Because each node in a B-tree has at least K children, the height of a tree containing N items is at most logK(N). Therefore, the tree cannot grow too tall and thin. If you add N items to the tree with K = 2 as shown in Figure 3, the tree's height will be no more than log2(N). The tree in Figure 3 holds nine nodes so its height must be no more than log2(9), which is about 3.17. The tree has height 2, which is less than 3.17, so it checks out.
Of course, the height guarantee doesn't come for free. Ensuring that each node has between K and 2 * K + 1 children takes some doing. The following sections explain how the tree rebalances itself when you add or remove items.
Finding an item in a B-tree is easy.
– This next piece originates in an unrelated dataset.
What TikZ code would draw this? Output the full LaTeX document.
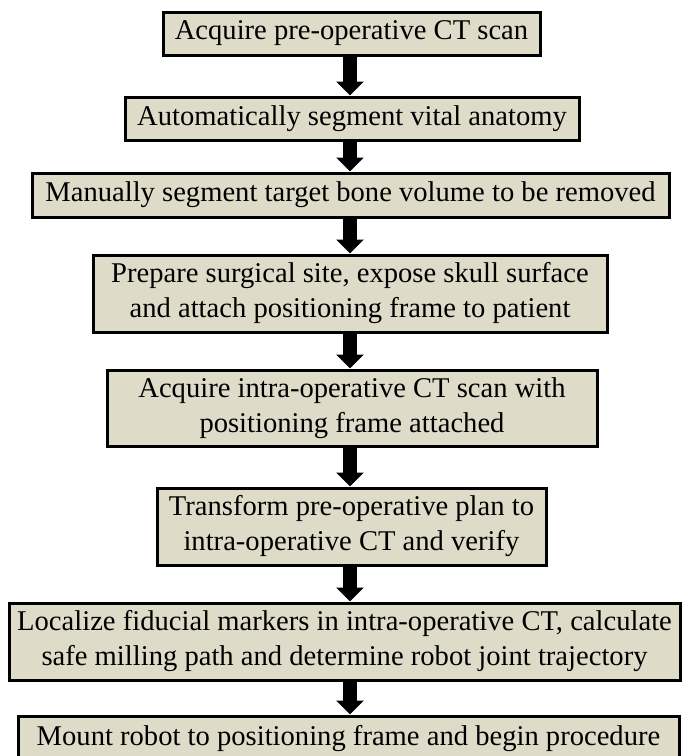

Start by comparing the target value to each of the values in the root node from left to right and stop when you reach a value greater than or equal to the target value. If the node's value equals the target value, you've found the item.
If the node's value is greater than the target value, move down the link just to the left. If the target value is greater than every value in the node, move down the node's rightmost branch. Continue checking node values and moving down branches until you find the target value or reach a leaf node. If you reach a leaf and still haven't found the target value, then the target isn't in the tree.
For example, suppose you need to find the value K in Figure 3. You first compare K with the values in the root node G and R. K comes after G and before R so you move down the link that is drawn between G and R to the child node containing the values J, K, and P. In the child node, you find the target value K and you're done.
Now suppose you want to find the value U in Figure 3. You first compare U with the values in the root node G and R. U comes after both G and R, so you move down the node's rightmost link to the child node containing the values T and Y. In the child node, U comes after T but before Y, so you would move down the child link between those two values. However, this is a leaf node, so there is no such child link and you can conclude that the value U is not in the tree.
Finding items in a B-tree is relatively easy. Adding and removing items is much harder because you may need to rearrange the tree to ensure that it stays balanced.